Aim of the exercise: Pull out every line containing the string "this".

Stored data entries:
---

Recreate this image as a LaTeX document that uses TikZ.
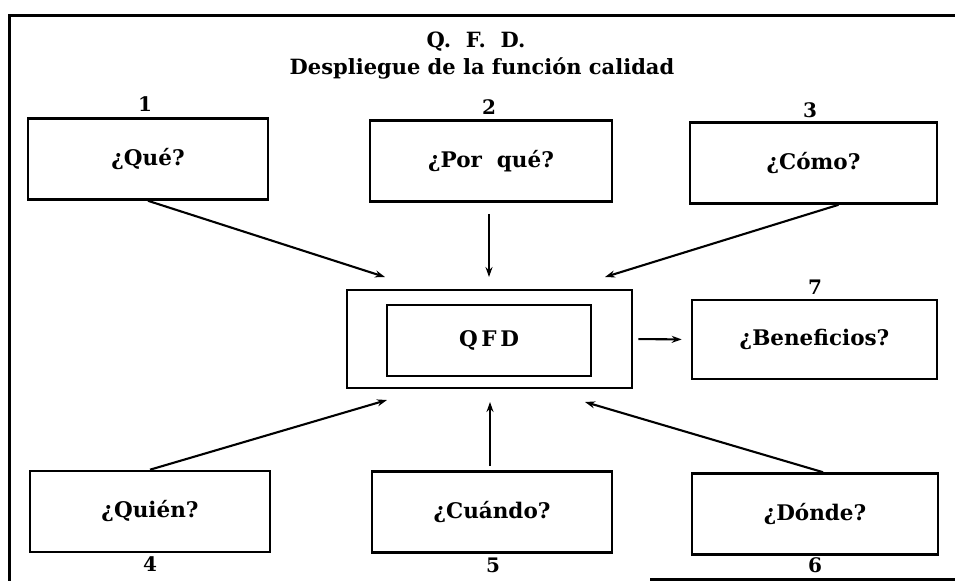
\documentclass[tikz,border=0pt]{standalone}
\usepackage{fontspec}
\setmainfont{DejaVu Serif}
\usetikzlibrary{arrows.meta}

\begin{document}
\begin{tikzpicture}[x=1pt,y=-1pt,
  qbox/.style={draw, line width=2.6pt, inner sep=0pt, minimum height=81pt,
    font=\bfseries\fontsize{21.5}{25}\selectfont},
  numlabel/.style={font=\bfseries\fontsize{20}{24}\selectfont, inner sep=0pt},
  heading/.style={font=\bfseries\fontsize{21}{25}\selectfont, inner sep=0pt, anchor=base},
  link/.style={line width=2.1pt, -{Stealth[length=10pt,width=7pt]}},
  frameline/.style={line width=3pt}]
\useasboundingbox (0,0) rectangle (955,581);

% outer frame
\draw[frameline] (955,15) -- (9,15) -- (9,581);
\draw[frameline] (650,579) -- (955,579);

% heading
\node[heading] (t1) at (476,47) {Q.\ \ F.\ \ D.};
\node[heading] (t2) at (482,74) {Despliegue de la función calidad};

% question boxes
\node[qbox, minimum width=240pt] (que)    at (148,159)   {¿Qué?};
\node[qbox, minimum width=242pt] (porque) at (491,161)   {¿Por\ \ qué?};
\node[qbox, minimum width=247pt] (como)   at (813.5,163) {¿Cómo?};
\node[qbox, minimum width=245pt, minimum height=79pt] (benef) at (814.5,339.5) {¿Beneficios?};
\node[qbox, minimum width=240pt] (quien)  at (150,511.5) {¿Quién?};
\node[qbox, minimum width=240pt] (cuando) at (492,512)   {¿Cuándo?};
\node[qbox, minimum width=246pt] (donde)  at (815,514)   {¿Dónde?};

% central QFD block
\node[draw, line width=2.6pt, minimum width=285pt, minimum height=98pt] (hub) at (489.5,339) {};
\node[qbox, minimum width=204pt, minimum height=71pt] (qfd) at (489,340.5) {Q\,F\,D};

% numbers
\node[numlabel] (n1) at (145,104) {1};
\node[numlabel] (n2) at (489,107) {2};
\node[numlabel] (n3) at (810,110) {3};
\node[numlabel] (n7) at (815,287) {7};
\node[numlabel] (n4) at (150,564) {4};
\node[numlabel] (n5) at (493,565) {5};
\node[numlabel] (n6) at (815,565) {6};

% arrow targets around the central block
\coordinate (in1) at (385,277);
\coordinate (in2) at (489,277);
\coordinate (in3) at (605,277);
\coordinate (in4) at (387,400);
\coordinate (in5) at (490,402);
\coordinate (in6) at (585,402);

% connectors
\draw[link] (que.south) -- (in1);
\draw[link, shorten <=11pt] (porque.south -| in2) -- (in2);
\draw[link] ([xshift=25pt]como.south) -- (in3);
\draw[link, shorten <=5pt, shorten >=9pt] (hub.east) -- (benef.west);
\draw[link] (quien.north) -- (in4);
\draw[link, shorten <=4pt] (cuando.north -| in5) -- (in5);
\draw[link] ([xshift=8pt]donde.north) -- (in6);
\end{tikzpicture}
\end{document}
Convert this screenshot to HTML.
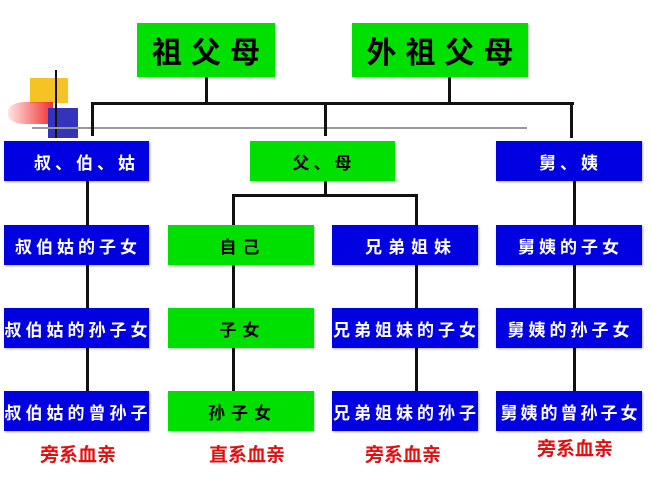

---

Response below:
Recreate this image as a LaTeX document that uses TikZ.
Convert this screenshot to HTML.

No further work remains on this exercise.